BRASÍLIA – A disputa provocada no governo Lula pelo pedido da Petrobras para fazer prospecção de petróleo na foz do Rio Amazonas está cada vez mais acirrada. Diante do impasse, a Advocacia-Geral da União (AGU) propôs que a Câmara de Conciliação da Administração Pública Federal seja acionada para mediar o conflito. O Ibama, porém, não aceita essa negociação.
“Em licenciamento não se faz acordo. Se a decisão fosse política, caberia. Mas, por ser técnica, não cabe conciliação”, disse ao Estadão o presidente do Ibama, Rodrigo Agostinho. Na mesma linha, a ministra do Meio Ambiente, Marina Silva, foi categórica. “Em um governo republicano e democrático, decisões técnicas são respeitadas. A palavra está com o Ibama”, afirmou ela.
A oferta feita pela AGU foi apresentada no mês passado ao Palácio do Planalto, mas, para sair do papel, precisa do pedido de uma das partes.
“É plenamente possível buscar soluções para que os estudos da Petrobras sejam feitos em harmonia com a legislação ambiental”, avaliou o ministro-chefe da AGU, Jorge Messias, hoje um dos nomes cotados para assumir, neste ano, a segunda cadeira no Supremo Tribunal Federal (STF).
Na reunião ministerial do último dia 15, no Planalto, Messias fez questão de destacar que a AGU está “de portas abertas” para ajudar a dirimir divergências e controvérsias dentro do governo.
A Câmara de Conciliação da AGU já selou acordos considerados impossíveis, como o da compensação de dívidas do município de São Paulo com a União, no valor de R$ 23,9 bilhões, para abater créditos decorrentes do uso do Campo de Marte pelo governo federal.
No caso da região batizada pela Petrobras como novo pré-sal, no entanto, o entendimento parece bem mais complicado.
O ministro de Minas e Energia, Alexandre Silveira, disse ao Estadão já ter sugerido a entrada da AGU para tentar resolver o imbróglio.
“Não existe dicotomia entre meio ambiente e desenvolvimento econômico.
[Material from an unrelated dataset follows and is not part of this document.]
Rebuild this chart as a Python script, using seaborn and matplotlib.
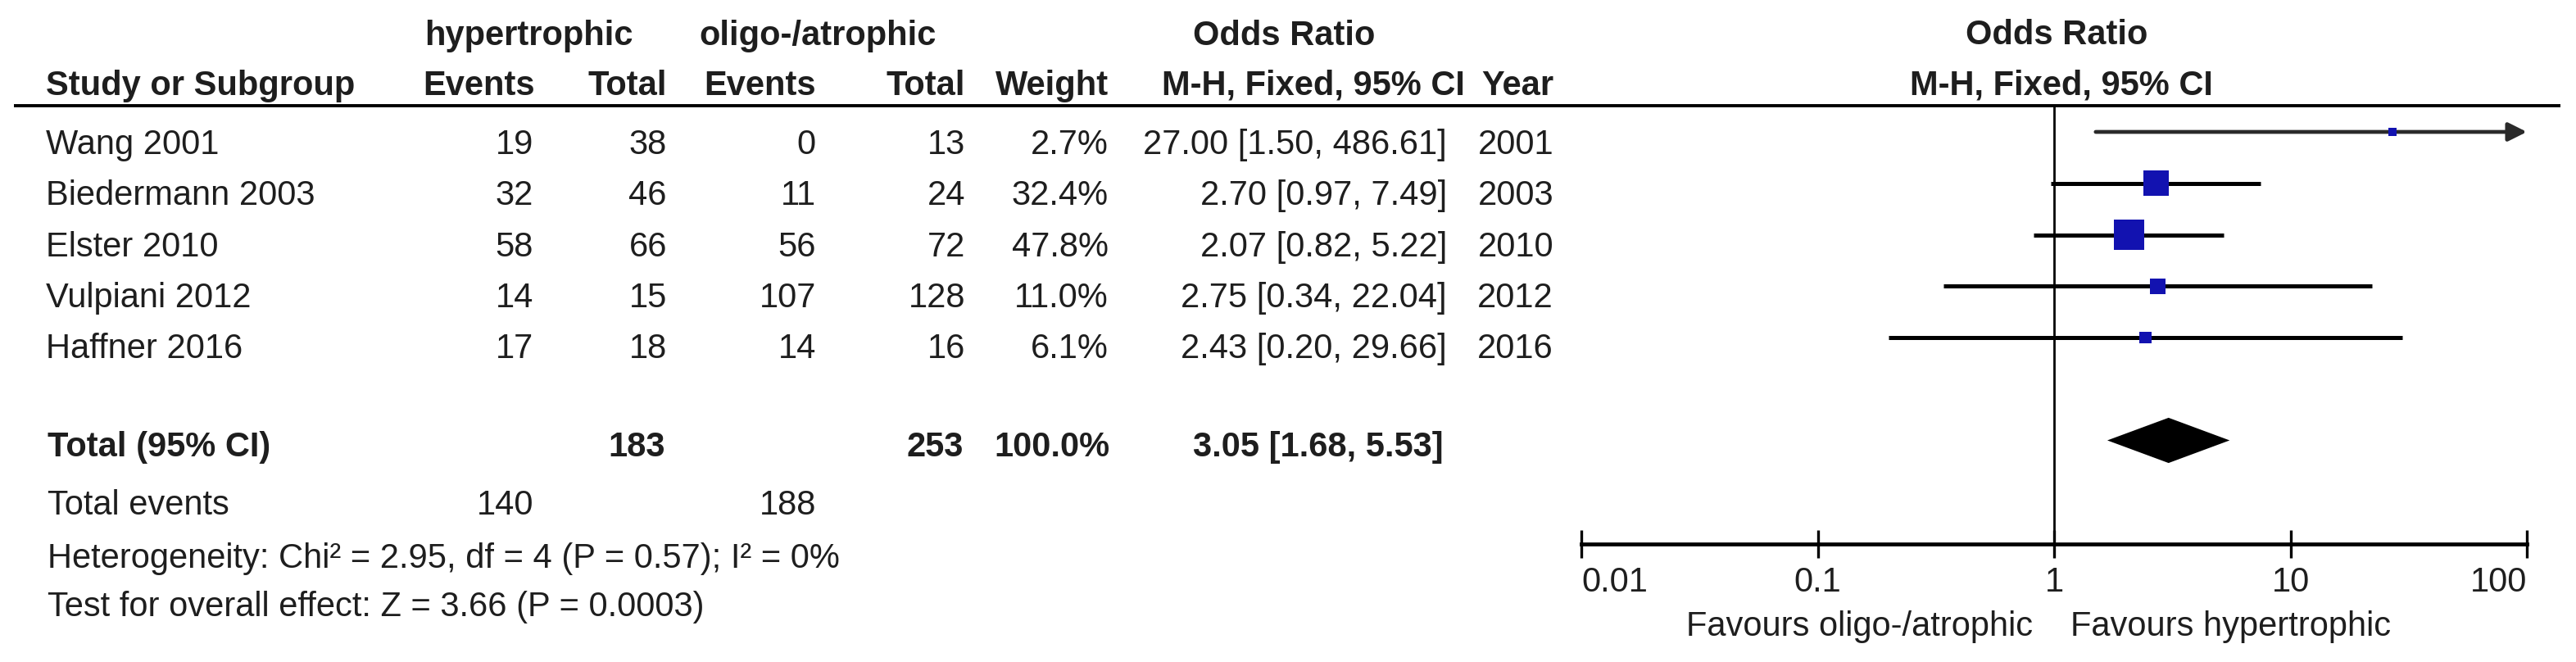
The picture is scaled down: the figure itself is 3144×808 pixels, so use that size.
import numpy as np
import pandas as pd
import matplotlib
matplotlib.use("Agg")
import matplotlib.pyplot as plt
import seaborn as sns

# study data
studies = ["Wang 2001", "Biedermann 2003", "Elster 2010", "Vulpiani 2012", "Haffner 2016"]
hyp_events = [19, 32, 58, 14, 17]
hyp_total = [38, 46, 66, 15, 18]
oli_events = [0, 11, 56, 107, 14]
oli_total = [13, 24, 72, 128, 16]
weights = [2.7, 32.4, 47.8, 11.0, 6.1]
odds = [27.00, 2.70, 2.07, 2.75, 2.43]
ci_low = [1.50, 0.97, 0.82, 0.34, 0.20]
ci_high = [486.61, 7.49, 5.22, 22.04, 29.66]
years = [2001, 2003, 2010, 2012, 2016]

total_or = 3.05
total_low = 1.68
total_high = 5.53
chi2, df, p_het, i2 = 2.95, 4, 0.57, 0
z_val, p_val = 3.66, 0.0003

xticks = [0.01, 0.1, 1, 10, 100]
xtick_labels = ["0.01", "0.1", "1", "10", "100"]

df_studies = pd.DataFrame({
    "study": studies, "odds": odds, "low": ci_low, "high": ci_high,
    "weight": weights, "row": np.arange(len(studies)),
})

sns.set_theme(style="white")
plt.rcParams["font.family"] = ["Liberation Sans", "DejaVu Sans"]

TXT = "#1e1e1e"
BLUE = "#1212b0"
FS = 30

W, H = 3144, 808
fig = plt.figure(figsize=(W / 100, H / 100), dpi=100)

# text layer in pixel coordinates
ax_t = fig.add_axes([0, 0, 1, 1], zorder=0)
ax_t.set_xlim(0, W)
ax_t.set_ylim(H, 0)
ax_t.axis("off")


def put(x, y, s, ha="left", bold=False):
    ax_t.text(x, y, s, ha=ha, va="baseline", fontsize=FS, color=TXT,
              fontweight="bold" if bold else "normal")


# headers
put(518, 55, "hypertrophic", bold=True)
put(853, 55, "oligo-/atrophic", bold=True)
put(1567, 55, "Odds Ratio", ha="center", bold=True)
put(2510, 54, "Odds Ratio", ha="center", bold=True)
put(56, 116, "Study or Subgroup", bold=True)
put(653, 116, "Events", ha="right", bold=True)
put(814, 116, "Total", ha="right", bold=True)
put(996, 116, "Events", ha="right", bold=True)
put(1178, 116, "Total", ha="right", bold=True)
put(1353, 116, "Weight", ha="right", bold=True)
put(1788, 116, "M-H, Fixed, 95% CI", ha="right", bold=True)
put(1896, 116, "Year", ha="right", bold=True)
put(2516, 116, "M-H, Fixed, 95% CI", ha="center", bold=True)
ax_t.hlines(129, 17, 3125, color="black", lw=2.8)

# study rows
for i in range(len(studies)):
    yb = 188 + 62.3 * i
    put(56, yb, studies[i])
    put(651, yb, str(hyp_events[i]), ha="right")
    put(814, yb, str(hyp_total[i]), ha="right")
    put(996, yb, str(oli_events[i]), ha="right")
    put(1178, yb, str(oli_total[i]), ha="right")
    put(1353, yb, f"{weights[i]:.1f}%", ha="right")
    put(1766, yb, f"{odds[i]:.2f} [{ci_low[i]:.2f}, {ci_high[i]:.2f}]", ha="right")
    put(1896, yb, str(years[i]), ha="right")

# totals
put(58, 557, "Total (95% CI)", bold=True)
put(812, 557, str(sum(hyp_total)), ha="right", bold=True)
put(1176, 557, str(sum(oli_total)), ha="right", bold=True)
put(1355, 557, f"{sum(weights):.1f}%", ha="right", bold=True)
put(1762, 557, f"{total_or:.2f} [{total_low:.2f}, {total_high:.2f}]", ha="right", bold=True)
put(58, 628, "Total events")
put(651, 628, str(sum(hyp_events)), ha="right")
put(996, 628, str(sum(oli_events)), ha="right")
put(58, 693, f"Heterogeneity: Chi\u00b2 = {chi2:.2f}, df = {df} (P = {p_het:.2f}); I\u00b2 = {i2}%")
put(58, 752, f"Test for overall effect: Z = {z_val:.2f} (P = {p_val:.4f})")
put(2481, 776, "Favours oligo-/atrophic", ha="right")
put(2527, 776, "Favours hypertrophic")

# forest plot axes
left, right_px, top_px, bot_px = 1930, 3084, 129, 664
ax = fig.add_axes([left / W, 1 - bot_px / H, (right_px - left) / W, (bot_px - top_px) / H],
                  zorder=1)
ax.patch.set_alpha(0)
ax.set_xscale("log")
xmin, xmax = xticks[0], xticks[-1]
ax.set_xlim(xmin, xmax)
ax.set_ylim(8.016, -0.51)

ax.axvline(1, color="black", lw=2.0, zorder=1)

for _, r in df_studies.iterrows():
    if r["high"] > xmax:
        ax.annotate("", xy=(xmax, r["row"]), xytext=(r["low"], r["row"]),
                    arrowprops=dict(arrowstyle="-|>", color="#2a2a2a", lw=3.4,
                                    mutation_scale=34, shrinkA=0, shrinkB=0),
                    zorder=2, annotation_clip=False)
    else:
        ax.hlines(r["row"], r["low"], r["high"], color="black", lw=3.6, zorder=2)

sns.scatterplot(data=df_studies, x="odds", y="row", size="weight", sizes=(60, 720),
                marker="s", color=BLUE, linewidth=0, legend=False, ax=ax, zorder=3)

# pooled diamond
total_row = len(studies) + 1
half_h = 0.44
ax.fill([total_low, total_or, total_high, total_or],
        [total_row, total_row - half_h, total_row, total_row + half_h],
        color="black", lw=0, zorder=3)

ax.set_xlabel("")
ax.set_ylabel("")
ax.set_yticks([])
ax.xaxis.set_minor_locator(matplotlib.ticker.NullLocator())
ax.set_xticks(xticks)
ax.set_xticklabels(xtick_labels)
ax.tick_params(axis="x", direction="inout", length=25, width=2.4, color="black",
               pad=7, labelsize=FS, labelcolor=TXT, bottom=True)
labels = ax.get_xticklabels()
labels[0].set_ha("left")
labels[-1].set_ha("right")
for side in ["left", "top", "right"]:
    ax.spines[side].set_visible(False)
ax.spines["bottom"].set_linewidth(3.4)
ax.spines["bottom"].set_color("black")
ax.grid(False)

fig.savefig("out.png", dpi=100, facecolor="white")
O governo de Jair Bolsonaro era o desequilíbrio ambiental. Agora, nós não podemos ser o desequilíbrio para o outro lado”, observou Silveira.
O Ibama negou, em 17 de maio, pedido da Petrobras para atividade de perfuração marítima na bacia da foz do Rio Amazonas, sob o argumento de que a companhia não conseguiu comprovar a proteção da diversidade biológica e a segurança de comunidades indígenas da região. Oito dias depois, a Petrobras solicitou a reconsideração da análise.
“Somente neste ano, emitimos 23 licenças para a Petrobras, que é o maior cliente do Ibama. Há outros 100 pedidos, mas não tem essa de “vai furar a fila”, “vai entrar de novo e vai ser primeiro”. É uma decisão da equipe técnica”, insistiu Agostinho.
A questão ambiental e climática perpassa todo o governo Lula, como se viu na passagem do presidente Luiz Inácio Lula da Silva a Paris, na semana passada. Mas o racha na equipe, cada vez mais evidente, preocupa o Planalto.
Além do Brasil, países como Estados Unidos, China, Japão, Portugal, França e Inglaterra contam com investimentos na região da Margem Equatorial, que possui potencial de apresentar grandes reservas de petróleo e gás.
“O Brasil tem a última oportunidade de conhecer seu novo pré-sal, que pode estar na Margem Equatorial, entre a costa do Amapá e o Rio Grande do Norte”, comentou Silveira, que integrou a comitiva de Lula à França e acompanhou as discussões sobre um novo pacto global de financiamento da transição energética.
Um dia depois de o Ibama indeferir o pedido da Petrobras, o líder do governo no Congresso, Randolfe Rodrigues (AP), deixou o partido Rede-Sustentabilidade, o mesmo de Marina. O estopim para a sua saída foi a divergência com a ministra em relação a esse tema, entre outros motivos.
“A ciência é avessa ao dogma”, alfinetou Randolfe. “Acho ótima a iniciativa da AGU e vou trabalhar para que se busque essa intermediação.”
Na prática, a última palavra será dada por Lula, que, até agora, disse não ver efeito negativo na prospecção de petróleo numa área que está a cerca de 530 km da foz do Amazonas. Ambientalistas sustentam, porém, que explorar a Margem Equatorial quando o mundo defende a diminuição das emissões de carbono é uma atitude contraditória.
Em conversas reservadas, a ministra do Meio Ambiente garantiu que vai resistir às “intempéries”, mesmo com as atribuições da pasta esvaziadas, porque precisa lutar dentro do governo por suas posições.
“A madeira não cresce com sossego. Quanto mais forte o vento, mais fortes são as árvores”, comparou Marina.